Marjolein Dallinga et son mari vivent à Gore, dans les Laurentides. C’est là qu’elle crée, au milieu de la forêt. Elle y reçoit des élèves logés au cœur de l’atelier quand ils viennent apprendre l’art du feutrage. Dans son atelier, on trouve plusieurs de ses œuvres d’art contemporain et les essais de vêtements créés pour des spectacles. Elle a travaillé pour Les chaises, au TNM, et pour le Cirque du Soleil, notamment pour les productions Z, Dralion et Ovo.
Intuitive, elle est parvenue, grâce à l’expérience, à découvrir toutes les facettes de ce matériau si volubile. « L’inspiration me vient en marchant dans la forêt et grâce à la photographie. J’ai aussi été influencée par le cinéaste Andréï Tarkovski et les artistes Kiki Smith, Louise Bourgeois, Dale Chihuly, Anish Kapoor et Joseph Beuys. »
Marjolein Dallinga a déjà exposé à la Biennale internationale du lin de Portneuf, à la Mary E. Black Gallery d’Halifax, au centre Materia, à Québec, au Museo del Tessuto, en Toscane. Jusqu’au 10 octobre, elle est la seule Canadienne d’une expo collective au Brattleboro Museum & Art Center, au Vermont.
Marjolein Dallinga adore enseigner. Son expertise étant reconnue, elle enseigne et donne des conférences partout : Irlande, Chili, Oregon, Uruguay en novembre prochain, France et Pays-Bas en 2023.

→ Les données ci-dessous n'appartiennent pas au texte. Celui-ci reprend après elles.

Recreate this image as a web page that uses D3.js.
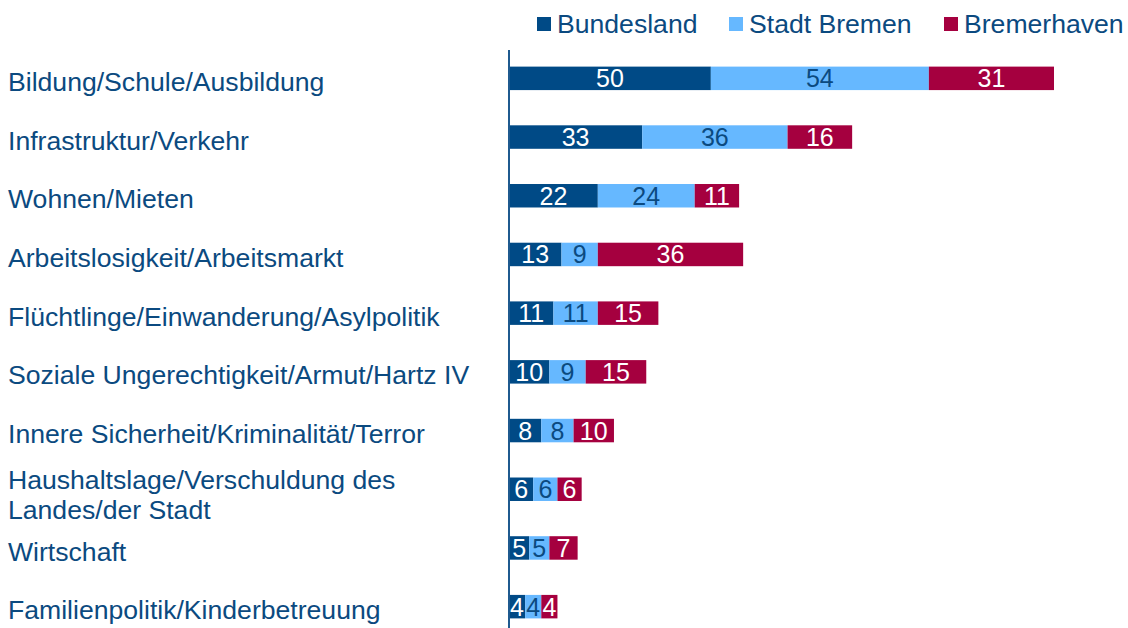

L’art du feutre a repris du poil de la bête depuis les années 1990. « On a commencé à avoir de meilleures laines, dit-elle. Cela a permis de développer la qualité du feutre. Avant, c’était surtout des choses portables qu’on créait. » Plus d’artistes contemporains se mettent à créer avec du feutre. La galerie Bradley Ertaskiran exposait, au printemps dernier, des tableaux en feutre de l’artiste américaine Melissa Joseph.